2020 has been the year of Zoom, with the video conferencing giant seeing a growth of users by more than 2,000% in the last year. Although the company has been running since 2011, the video platform became most well-known during the pandemic and synonymous with communication.

Whether it was ‘grabbing a Zoom’ or ‘jumping on a Zoom call,’ various spin-offs emerged including quizzes, happy hours amongst staff, wedding ceremonies and more.

Other competitors in the space also grew from the boost in video conferencing, including the likes of Microsoft Teams and Whereby which announced a funding round of $12 million last week.

Streaming Services

With households cosying up on the couch, streaming services such as Amazon Prime, Disney+ and Netflix saw significant growth during the pandemic, with Netflix now recording a total of 200 million users worldwide, up 31% from the previous year.

A study by Ofcom in 2020 showed that the average person in lockdown was spending 40% of their time in front of a screen.

FX and Trading

With people working remotely, on furlough or waiting for new job opportunities, more and more started to dabble in the world of FX and online trading, using the likes of eToro and IG.

Some people started learning themselves, using the free versions of the trading platforms, or via watching Youtube videos. In 2021 many US citizens start trading with regulated US Forex brokers to invest and work with their disposable income.

There were a few notable investment opportunities which saw both amateur and professional traders win big, including the 170% growth in Bitcoin in the last year, the rising share price of Tesla and the hype surrounding GameStop.


Online gaming increased on average by 1.5 hours from 2019 compared to 2020. A report by Ipsos MORI in 2020 found that 14% of players discovered new video games, with 30% confirming that video gaming helped to make them feel less isolated, especially when engaging with new players and friends through headsets.

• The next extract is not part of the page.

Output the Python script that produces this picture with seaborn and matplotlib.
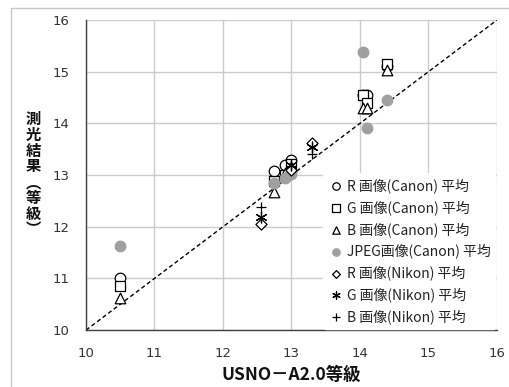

When lockdown restrictions were lifted during the summertime of 2020, gaming took a bit of a backseat, but upon entering more lockdowns in Q3 and Q4 last year, it came right back.

Online Courses

From cooking, spanish to web design, some people have embraced the opportunity to learn new skills through online courses. Whether through the likes of Coursera, Udemy or just Youtube, the role of eLearning and online courses has certainly grown in the last year.

Online Fitness

Unable to get to the gym or brave the cold weather, online fitness sessions on Youtube, Instagram or paid subscriptions surged in the last year. With fitness influencers ready to take advantage, people could follow free videos (often with product placement) or sign up for daily or weekly sessions with their favourite online trainers. Some professional fitness coaches would run sessions with thousands of participants at a time, with UK-heartthrob Joe Wickes gaining a peak of 120,000 users during one session.